4. Kernel Module Signing and Lockdown
Rootkits often persist by loading malicious kernel modules. To prevent this, enforce Module Signing. This ensures the kernel only loads modules signed by a trusted key (usually the distribution vendor or your own secure boot key).
Enforcing Lockdown Mode
The Linux Kernel Lockdown feature (available in 5.4+) draws a line between the root user and the kernel itself. Even if an attacker gains root, Lockdown prevents them from modifying kernel memory or injecting code.
Enable it via boot parameters or securityfs:
# Check current status
cat /sys/kernel/security/lockdown
# Enable integrity mode (prevents modifying running kernel)
# Usually set via GRUB: lockdown=integrity or lockdown=confidentiality
5. Runtime Observability & Security with eBPF
Traditional security tools rely on parsing logs or checking file integrity. Modern Linux Kernel Security leverages eBPF (Extended Berkeley Packet Filter) to observe kernel events in real-time with minimal overhead.
Tools like Tetragon or Falco attach eBPF probes to syscalls (e.g., `execve`, `connect`, `open`) to detect anomalous behavior.
Example: Detecting Shell Execution in Containers
Instead of scanning for signatures, eBPF can trigger an alert the moment a sensitive binary is executed inside a specific namespace.
# A conceptual Falco rule for detecting shell access
- rule: Terminal Shell in Container
desc: A shell was used as the entrypoint for the container executable
condition: >
spawned_process and container
and shell_procs
output: >
Shell executed in container (user=%user.name container_id=%container.id image=%container.image.repository)
priority: WARNING
Frequently Asked Questions (FAQ)
Does enabling Seccomp cause performance degradation?
Generally, the overhead is negligible for most workloads.
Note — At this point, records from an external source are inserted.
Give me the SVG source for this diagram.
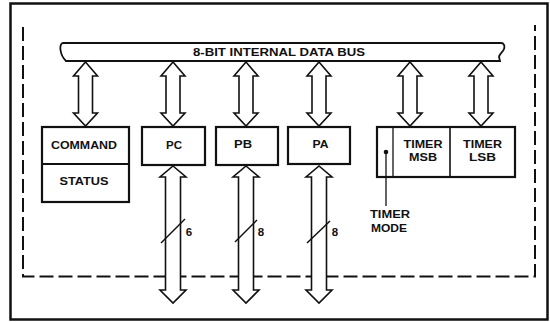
<svg xmlns="http://www.w3.org/2000/svg" width="550" height="322" viewBox="0 0 550 322">
<style>
.t{font-family:"Liberation Sans",Arial,sans-serif;font-weight:bold;fill:#111;text-anchor:middle}
.box{fill:#fff;stroke:#111;stroke-width:2.2}
.arr{fill:#fff;stroke:#111;stroke-width:1.6;stroke-linejoin:miter}
.slash{stroke:#111;stroke-width:1.5;fill:none}
</style>
<rect x="0" y="0" width="550" height="322" fill="#fff"/>
<rect x="10.5" y="3.5" width="537" height="316" fill="none" stroke="#111" stroke-width="2.5"/>
<path d="M23,27 L23,276.5 L535,276.5 L535,25" fill="none" stroke="#111" stroke-width="2" stroke-dasharray="14 5"/>

<g id="bus">
<path d="M63,43 L501,43 C504,43 505,46 504,49 C503,52 499,54 499,57 L500,61 L66,61 C63,58 61,54 60.5,50 C60,46 61,43 63,43 Z" fill="#fff" stroke="#111" stroke-width="1.8"/>
<text class="t" x="279" y="56" font-size="10.5" textLength="172" lengthAdjust="spacingAndGlyphs">8-BIT INTERNAL DATA BUS</text>
</g>

<g id="connectors">
<path class="arr" d="M85.5,62 L97.5,76 L92.5,76 L92.5,113 L97.5,113 L85.5,126 L73.5,113 L78.5,113 L78.5,76 L73.5,76 Z"/>
<path class="arr" d="M173,62 L185,76 L180,76 L180,113 L185,113 L173,126 L161,113 L166,113 L166,76 L161,76 Z"/>
<path class="arr" d="M246,62 L258,76 L253,76 L253,113 L258,113 L246,126 L234,113 L239,113 L239,76 L234,76 Z"/>
<path class="arr" d="M319,62 L331,76 L326,76 L326,113 L331,113 L319,126 L307,113 L312,113 L312,76 L307,76 Z"/>
<path class="arr" d="M410,62 L422,76 L417,76 L417,113 L422,113 L410,126 L398,113 L403,113 L403,76 L398,76 Z"/>
<path class="arr" d="M481,62 L493,76 L488,76 L488,113 L493,113 L481,126 L469,113 L474,113 L474,76 L469,76 Z"/>

<path class="arr" d="M173,166 L186,177 L180.5,177 L180.5,290 L186,290 L173,303 L160,290 L165.5,290 L165.5,177 L160,177 Z"/>
<path class="arr" d="M246,166 L259,177 L253.5,177 L253.5,290 L259,290 L246,303 L233,290 L238.5,290 L238.5,177 L233,177 Z"/>
<path class="arr" d="M319,166 L332,177 L326.5,177 L326.5,290 L332,290 L319,303 L306,290 L311.5,290 L311.5,177 L306,177 Z"/>
<line class="slash" x1="161" y1="243" x2="185" y2="219"/>
<line class="slash" x1="235" y1="242" x2="257" y2="220"/>
<line class="slash" x1="307" y1="243" x2="330" y2="221"/>
<text class="t" x="189" y="236" font-size="11.5">6</text>
<text class="t" x="261" y="236" font-size="11.5">8</text>
<text class="t" x="335" y="236" font-size="11.5">8</text>
</g>

<g id="command-status">
<rect class="box" x="42" y="127" width="87" height="75"/>
<line x1="42" y1="164" x2="129" y2="164" stroke="#111" stroke-width="1.8"/>
<text class="t" x="84" y="149" font-size="11.5" textLength="66" lengthAdjust="spacingAndGlyphs">COMMAND</text>
<text class="t" x="84" y="185" font-size="11.5" textLength="49" lengthAdjust="spacingAndGlyphs">STATUS</text>
</g>

<g id="pc">
<rect class="box" x="142" y="127" width="63" height="38"/>
<text class="t" x="174" y="149" font-size="11.5" textLength="16" lengthAdjust="spacingAndGlyphs">PC</text>
</g>
<g id="pb">
<rect class="box" x="216" y="127" width="62" height="38"/>
<text class="t" x="243" y="147.5" font-size="11.5" textLength="18" lengthAdjust="spacingAndGlyphs">PB</text>
</g>
<g id="pa">
<rect class="box" x="288" y="127" width="62" height="37"/>
<text class="t" x="320.5" y="147.5" font-size="11.5" textLength="16" lengthAdjust="spacingAndGlyphs">PA</text>
</g>

<g id="timer">
<rect class="box" x="377" y="127" width="138" height="50"/>
<line x1="393" y1="127" x2="393" y2="177" stroke="#111" stroke-width="1.3"/>
<line x1="450" y1="127" x2="450" y2="177" stroke="#111" stroke-width="1.6"/>
<text class="t" x="423" y="147.5" font-size="11.5" textLength="39" lengthAdjust="spacingAndGlyphs">TIMER</text>
<text class="t" x="423" y="161" font-size="11.5" textLength="28" lengthAdjust="spacingAndGlyphs">MSB</text>
<text class="t" x="482.5" y="147.5" font-size="11.5" textLength="39" lengthAdjust="spacingAndGlyphs">TIMER</text>
<text class="t" x="482.5" y="161" font-size="11.5" textLength="27" lengthAdjust="spacingAndGlyphs">LSB</text>
</g>

<g id="timer-mode">
<circle cx="386" cy="152" r="2.3" fill="#111"/>
<line x1="386" y1="152" x2="386" y2="206" stroke="#111" stroke-width="1.3"/>
<text class="t" x="390" y="217.5" font-size="11.5" textLength="40" lengthAdjust="spacingAndGlyphs">TIMER</text>
<text class="t" x="389" y="231.5" font-size="11.5" textLength="36" lengthAdjust="spacingAndGlyphs">MODE</text>
</g>
</svg>
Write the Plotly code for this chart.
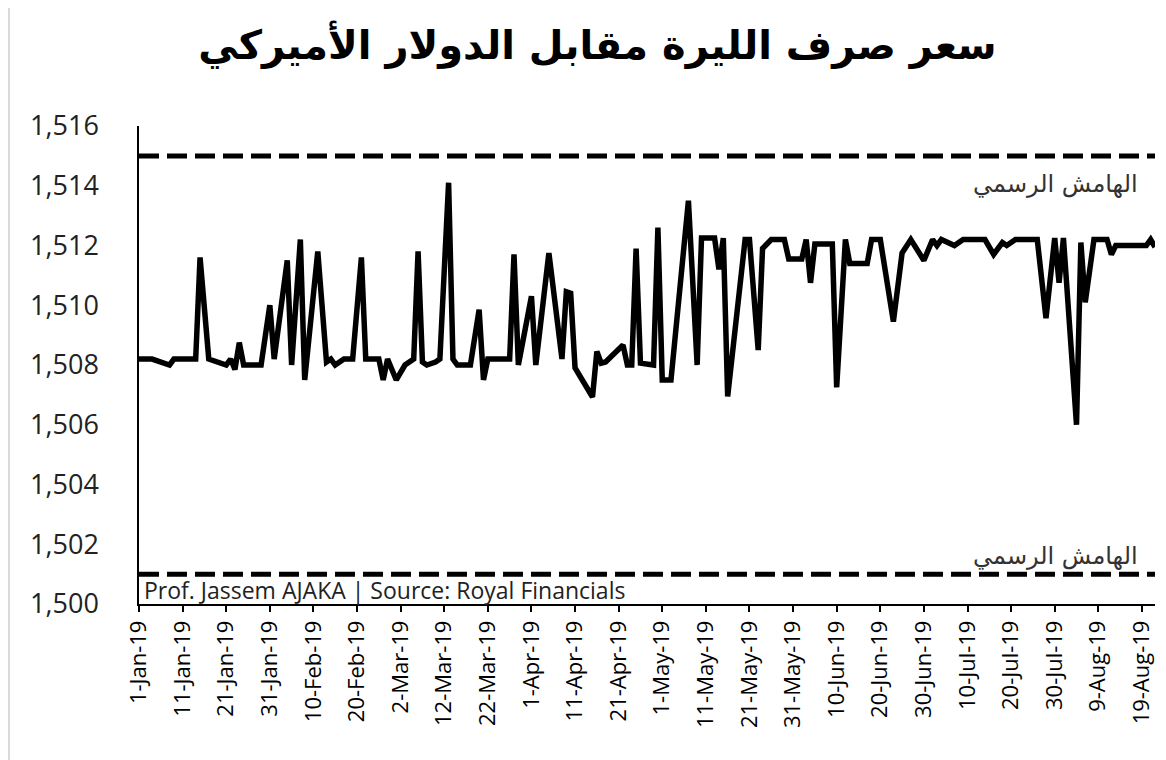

The BPF filters used by Seccomp are JIT-compiled and extremely fast. However, for syscall-heavy applications (like high-frequency trading platforms), benchmarking is recommended.
What is the difference between Kernel Lockdown “Integrity” and “Confidentiality”?
Integrity prevents userland from modifying the running kernel (e.g., writing to `/dev/mem` or loading unsigned modules). Confidentiality goes a step further by preventing userland from reading sensitive kernel information that could reveal cryptographic keys or layout randomization.
How do I handle kernel vulnerabilities (CVEs) without rebooting?
For mission-critical systems where downtime is unacceptable, use Kernel Live Patching technologies like kpatch (Red Hat) or Livepatch (Canonical). These tools inject functional replacements for vulnerable code paths into the running kernel memory.

Conclusion
Mastering Linux Kernel Security is not a checklist item; it is a continuous process of reducing trust and increasing observability. By implementing a layered defense—starting with strict LSM policies, minimizing the attack surface via sysctl, enforcing Seccomp filters, and utilizing modern eBPF observability—you transform the kernel from a passive target into an active guardian of your infrastructure.
Start by auditing your current sysctl configurations and moving your container workloads to a default-deny Seccomp profile. The security of the entire stack rests on the integrity of the kernel. Thank you for reading the DevopsRoles page!